Este sufrimiento no es solo psicológico. En determinadas patologías, el tiempo es literalmente vida. Un paciente diagnosticado de cáncer de estómago que se opera al mes tiene un pronóstico radicalmente distinto al que debe esperar once meses, cuando ya pueden haberse desarrollado metástasis. Las listas de espera no son solo una cuestión organizativa: son una cuestión de vida o muerte.
Y los datos en atención primaria son igualmente alarmantes. En 2023, solo el 13,4% de los ciudadanos andaluces que pedían cita eran atendidos en las primeras 24-48 horas, el penúltimo puesto de todas las comunidades autónomas. La media nacional era del 21,4%, y en Navarra alcanzaba el 57%. Es decir, más de ocho de cada diez andaluces no consiguen ver a su médico de cabecera en un plazo razonable cuando lo necesitan.
Ante la crisis del cribado del cáncer de mama, el gobierno andaluz ha reaccionado con lo que ya es una costumbre: anunciar planes de choque y contrataciones exprés. Doce millones de euros, 119 nuevos profesionales sanitarios, auditorías externas. Medidas que suenan bien en los titulares pero que plantean preguntas incómodas.
Si ahora se van a contratar 65 especialistas en radiodiagnóstico para las unidades de mama, ¿dónde estaban antes? Si se va a reorganizar integralmente el sistema de cribado, ¿por qué no se hizo cuando los profesionales y las asociaciones de pacientes llevaban años advirtiendo del problema? Y sobre todo: ¿cuántas crisis más harán falta para que se aborde de forma estructural la financiación y organización del sistema sanitario público andaluz?
Hay otro aspecto que merece atención: la creciente derivación de pacientes a la sanidad privada. Los datos oficiales muestran que el 86% de las intervenciones quirúrgicas se realizan en centros públicos, pero eso significa que el 14% restante —decenas de miles de operaciones— se derivan al sector privado mediante conciertos. El plan de choque de febrero de 2024 incluía una partida de 119,9 millones de euros para conciertos con la privada.

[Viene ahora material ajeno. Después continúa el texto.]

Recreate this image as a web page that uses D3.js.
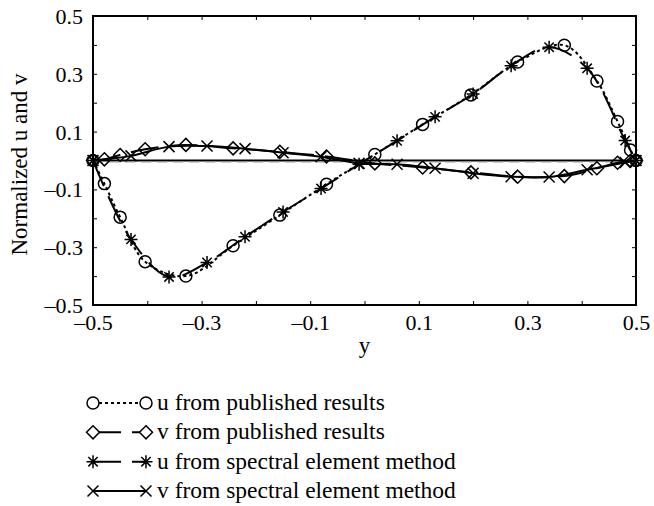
<!DOCTYPE html>
<html><head><meta charset="utf-8">
<script src="https://cdn.jsdelivr.net/npm/d3@7"></script>
<style>
html,body{margin:0;padding:0;background:#fff;}
svg text{font-family:"Liberation Serif","Times New Roman",serif;fill:#000;}
</style></head>
<body><svg id="c" width="654" height="506"></svg>
<script>
// ---- data ----
const pubX = [-0.5, -0.479, -0.450, -0.404, -0.329, -0.242, -0.156, -0.070, 0.019, 0.107, 0.196, 0.282, 0.368, 0.428, 0.466, 0.490, 0.5];
const uPub = [0, -0.080, -0.196, -0.350, -0.400, -0.295, -0.189, -0.082, 0.021, 0.125, 0.227, 0.341, 0.399, 0.275, 0.135, 0.036, 0];
const vPub = [0, 0.004, 0.019, 0.039, 0.054, 0.042, 0.030, 0.014, -0.010, -0.024, -0.041, -0.056, -0.054, -0.027, -0.008, -0.001, 0];
const semX = [-0.5, -0.43, -0.36, -0.29, -0.22, -0.15, -0.08, -0.01, 0.06, 0.13, 0.20, 0.27, 0.34, 0.41, 0.48, 0.5];
const uSem = [0, -0.273, -0.403, -0.353, -0.264, -0.178, -0.097, -0.013, 0.068, 0.151, 0.230, 0.328, 0.392, 0.319, 0.069, 0];
const vSem = [0, 0.016, 0.048, 0.050, 0.041, 0.027, 0.013, -0.010, -0.013, -0.027, -0.044, -0.056, -0.057, -0.032, -0.007, 0];
const majorTicks = [-0.5, -0.3, -0.1, 0.1, 0.3, 0.5];
const minorTicks = [-0.4, -0.2, 0, 0.2, 0.4];
const xTitle = "y";
const yTitle = "Normalized u and v";
const legendLabels = ["u from published results", "v from published results", "u from spectral element method", "v from spectral element method"];

// ---- layout ----
const FONT = '"Liberation Serif","Times New Roman",serif';
const L = 93, T = 16, W = 543, H = 289;
const svg = d3.select("#c");
const x = d3.scaleLinear().domain([-0.5, 0.5]).range([L, L + W]);
const y = d3.scaleLinear().domain([-0.5, 0.5]).range([T + H, T]);
const fmt = v => (v < 0 ? "\u2013" : "") + Math.abs(v).toFixed(1);
const allTicks = majorTicks.concat(minorTicks);

const tl = 4;
function styleAxis(g) {
  g.attr("font-family", FONT);
  g.select(".domain").remove();
  g.selectAll("line").attr("stroke", "#000");
}
svg.append("g").attr("transform", `translate(0,${T + H})`)
  .call(d3.axisBottom(x).tickValues(allTicks).tickSize(-tl).tickFormat(d => majorTicks.includes(d) ? fmt(d) : ""))
  .call(styleAxis)
  .call(g => g.selectAll("text").attr("font-size", 22).attr("dy", "0").attr("y", 25));
svg.append("g").attr("transform", `translate(0,${T})`)
  .call(d3.axisTop(x).tickValues(allTicks).tickSize(-tl).tickFormat(""))
  .call(styleAxis);
svg.append("g").attr("transform", `translate(${L},0)`)
  .call(d3.axisLeft(y).tickValues(allTicks).tickSize(-tl).tickFormat(d => majorTicks.includes(d) ? fmt(d) : ""))
  .call(styleAxis)
  .call(g => g.selectAll("text").attr("font-size", 22).attr("x", -10).attr("dy", "0.34em"));
svg.append("g").attr("transform", `translate(${L + W},0)`)
  .call(d3.axisRight(y).tickValues(allTicks).tickSize(-tl).tickFormat(""))
  .call(styleAxis);

// zero line
svg.append("line").attr("x1", x(-0.5)).attr("x2", x(0.5)).attr("y1", y(0)).attr("y2", y(0))
  .attr("stroke", "#000").attr("stroke-width", 2);
svg.append("line").attr("x1", x(-0.5)).attr("x2", x(0.5)).attr("y1", y(0) + 1.5).attr("y2", y(0) + 1.5)
  .attr("stroke", "#999").attr("stroke-width", 1).attr("stroke-dasharray", "10,6");

const line = d3.line().x(d => x(d[0])).y(d => y(d[1])).curve(d3.curveCatmullRom.alpha(0.5));
const zip = (a, b) => a.map((v, i) => [v, b[i]]);

const series = [
  { xs: pubX, ys: uPub, dash: "3,3", marker: "circle" },
  { xs: pubX, ys: vPub, dash: "28,11", marker: "diamond" },
  { xs: semX, ys: uSem, dash: "28,11", marker: "star" },
  { xs: semX, ys: vSem, dash: null, marker: "cross" }
];

function markerPath(type) {
  if (type === "circle") return d3.symbol(d3.symbolCircle, Math.PI * 36)();
  if (type === "diamond") { const s = 6.5; return `M0,${-s}L${s},0L0,${s}L${-s},0Z`; }
  if (type === "star") { const s = 6.5, d = s * 0.72; return `M0,${-s}V${s}M${-s},0H${s}M${-d},${-d}L${d},${d}M${-d},${d}L${d},${-d}`; }
  const s = 5.5; return `M${-s},${-s}L${s},${s}M${-s},${s}L${s},${-s}`;
}

series.forEach(sr => {
  const pts = zip(sr.xs, sr.ys);
  svg.append("path").attr("d", line(pts)).attr("fill", "none").attr("stroke", "#000")
    .attr("stroke-width", 2).attr("stroke-dasharray", sr.dash);
  svg.append("g").selectAll("path").data(pts).join("path")
    .attr("transform", d => `translate(${x(d[0])},${y(d[1])})`)
    .attr("d", markerPath(sr.marker)).attr("fill", "none").attr("stroke", "#000").attr("stroke-width", 1.5);
});

// frame
svg.append("rect").attr("x", L).attr("y", T).attr("width", W).attr("height", H)
  .attr("fill", "none").attr("stroke", "#000").attr("stroke-width", 2);

// titles
svg.append("text").attr("x", x(0)).attr("y", 353).attr("text-anchor", "middle").attr("font-family", FONT).attr("font-size", 23).text(xTitle);
svg.append("text").attr("transform", `translate(27,${y(0) + 4}) rotate(-90)`).attr("text-anchor", "middle").attr("font-family", FONT).attr("font-size", 23).text(yTitle);

// legend
const lg = svg.append("g").attr("font-family", FONT);
const rowY = d3.scalePoint().domain(d3.range(4)).range([403, 491]);
series.forEach((sr, i) => {
  const cy = rowY(i);
  lg.append("line").attr("x1", 93).attr("x2", 146).attr("y1", cy).attr("y2", cy)
    .attr("stroke", "#000").attr("stroke-width", 2).attr("stroke-dasharray", sr.dash);
  [93, 146].forEach(mx => lg.append("path").attr("transform", `translate(${mx},${cy})`)
    .attr("d", markerPath(sr.marker)).attr("fill", "#fff").attr("stroke", "#000").attr("stroke-width", 1.5));
  lg.append("text").attr("x", 157).attr("y", cy + 7).attr("font-size", 23.5).text(legendLabels[i]);
});
</script></body></html>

Este modelo plantea una paradoja: se invierte dinero público en centros privados para reducir las listas de espera que genera la infrafinanciación de los centros públicos. Es como intentar apagar un incendio echándole gasolina. Mientras tanto, la sanidad pública pierde capacidad, profesionales y prestigio, en un círculo vicioso que beneficia a quienes abogan por un sistema dual donde la sanidad privada sea la opción para quienes puedan pagarla.
El sistema sanitario público andaluz está en crisis. No es una afirmación ideológica, es un hecho contrastable respaldado por datos oficiales, testimonios de pacientes y el reconocimiento implícito de las propias autoridades sanitarias cuando anuncian planes de choque de urgencia.
La ciudadanía andaluza tiene derecho a saber qué ha fallado, por qué ha fallado y quién es responsable. Tiene derecho a que se depuren responsabilidades políticas al nivel que corresponda. Y tiene derecho, sobre todo, a que se tomen medidas estructurales —no parches— para garantizar una sanidad pública de calidad, accesible y segura.
Porque al final, de lo que estamos hablando es de vidas. De mujeres que confiaron en un sistema y fueron traicionadas. De pacientes que esperan meses para una operación que no debería demorarse. De ciudadanos que no pueden acceder a su médico de familia cuando lo necesitan.
La sanidad pública andaluza puede y debe ser mejor. Pero para ello hace falta algo más que discursos y planes de última hora. Hace falta voluntad política real de invertir en lo público, de escuchar a los profesionales sanitarios, de poner a los pacientes en el centro del sistema. Y hace falta, urgentemente, que quienes tienen responsabilidades de gestión entiendan que cada día de retraso, cada fallo de comunicación, cada recorte encubierto, puede costar vidas humanas.